Ruggles: We are on the verge of an enormous change where because of the retirement of the Baby Boomers and the decline of fertility 20 years ago, the number of people entering the labor force is about to fall off a cliff. Plus, add in the decline of immigration and of immigrant labor lately, and that's going to compound it. In the last decade there has been an uptick in the wages of young people, and it's quite possible that pretty soon they might get higher than they were in 1973.

MacArthur: How do marital rates shape society, how we build laws and how we understand business?

Ruggles: That obviously has implications for the housing market and stuff like that. I imagine it's got a lot of implications for how people spend their time. Divorce is finally going down. It is particularly marked among young people. The reason why is because the ones who would've been most likely to divorce don't get married in the first place.

MacArthur: What about birth rates, whether they're happening in marriage or in partnerships or not?

Ruggles: It's obviously got implications for old age support. By 2040, there's going to be a huge shortfall of incoming workers, and the final retirement or die-off of the Baby Boomers will have occurred by then. I would anticipate that there will be lots of incentives for people to mechanize production. There’ll be a lot of pressure to open immigration.

Because of the retirement of the Baby Boomers and the decline of fertility 20 years ago, the number of people entering the labor force is about to fall off a cliff.”

MacArthur: How does that shape society and the needs of society?

Ruggles: The fertility decline is a worldwide phenomenon, and the pronatalist policies that have been adopted in other countries have had limited to zero impact. I'm not sure that it's a problem in the long run. It does mean that young people will be in short supply, and they're going to get paid more. You'll probably see a reduction in generational inequality. It could be that if the economic circumstances of young people improve, maybe they'll get married more or otherwise partner more. But there are a lot of pluses to having small birth cohorts.
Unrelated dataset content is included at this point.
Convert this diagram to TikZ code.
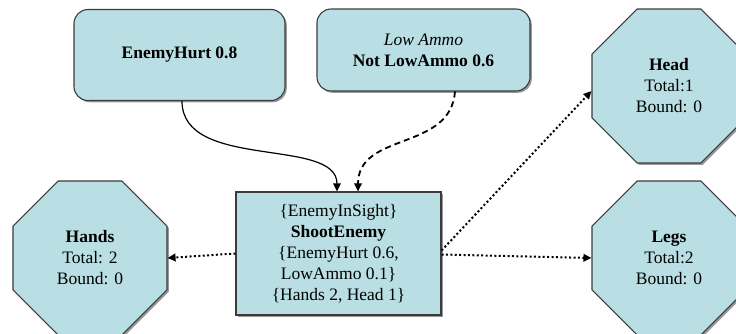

Colleges are wanting to recruit you, and everything is easier when you're in a small cohort compared to what came before.

MacArthur: How could things get better for incoming generations, like Gen Alpha and Gen Beta?

Ruggles: The 10- to 19-year-olds probably will be in better shape than we were. But the real beneficiaries are the really little kids now. When they hit the job market, it is going to be super good for them.